Trial results bring high hopes for advanced leukaemia

A first-in-human clinical trial shows impressive results for treating particularly serious forms of chronic lymphocytic leukaemia (CLL).

CLL is the most common leukaemia in adults, affecting one in 161 Australians by age 85.

Outstanding results

The anti-cancer agent ABT-199 (venetoclax) is used to treat trial participants with advanced leukaemia for whom no conventional treatment options were available.

The treatment achieves outstanding results in a phase one trial including 78 patients with advanced CLL – clearing the cancer in 20 per cent of patients and achieving partial clearance in a further 54 per cent.

Landmark discovery

ABT-199 is based on a landmark discovery made in the late 1980s by Walter and Eliza Hall Institute scientists that a protein called Bcl-2 promoted cancer cell survival.

ABT-199/GDC-0199 has been co-developed for clinical use by biotech companies AbbVie and Genentech, a member of the Roche group, and was discovered as part of a joint research collaboration that involved Walter and Eliza Hall Institute scientists. The institute has been closely involved in the preclinical testing and research that led to ABT-199 being used in clinical trials.

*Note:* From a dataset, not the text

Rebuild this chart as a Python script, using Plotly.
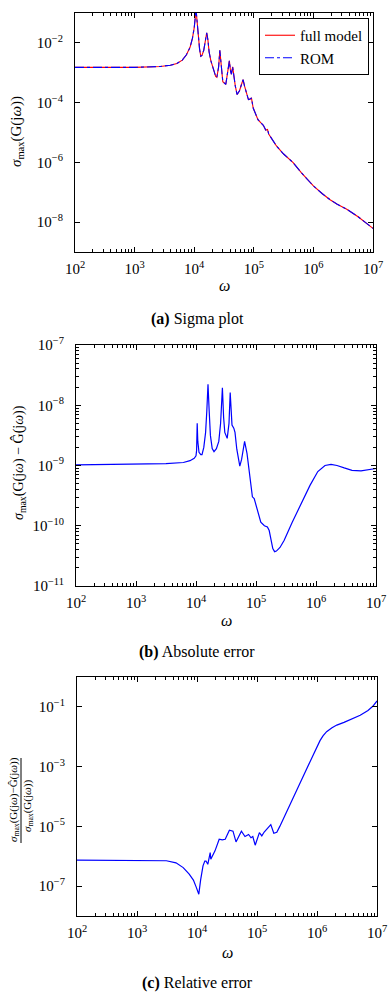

Professor Andrew Roberts, a cancer researcher at the institute and haematologist at the Royal Melbourne Hospital, is leading the Melbourne arm of the international trial.

Targeting cancer

Professor Roberts says although CLL cells are slow to proliferate, they accumulated inexorably in the body and, in some patients, result in large tumours that could not be adequately combated with standard treatments.

“High levels of Bcl-2 protect the leukaemia cells from dying when using standard treatments,” Professor Roberts said. “ABT-199 selectively targets the interaction responsible for keeping the leukaemia cells alive and, in many cases, we’ve seen the cancerous cells simply melt away.

“Eighty-four per cent of patients experienced remission after treatment with ABT-199, despite their disease having failed an average of four prior treatment regimens,” he said. “The patients on the trial were typically incurable, with an average life expectancy of up to 18 months. To see complete cancer clearance in nearly one-quarter of these patients, after taking this non-chemotherapy treatment on its own, is incredibly encouraging.”

A Melbourne first

Professor Roberts says it is an important trial and drug for Australia. “We are very happy that our involvement in the discovery has meant that Melbourne patients are some of the first people in the world to benefit from the treatment,” he said.

“Trials are going on around the world now to establish just how important this new drug may be for patients with CLL.”

Potential for future anti-cancer treatments

Studies have suggested the Bcl-2 ‘survival instinct’ may play a role in other cancers, and preclinical testing has suggested drugs that target Bcl-2 could be used to treat other blood cancers, or used in combination with existing treatments to improve treatments for breast, lung and prostate cancers.

The project is an important example of how three Melbourne organisations can collaborate as members of the Victorian Comprehensive Cancer Centre to drive the next generation of improvements in the prevention, detection and treatment of cancer.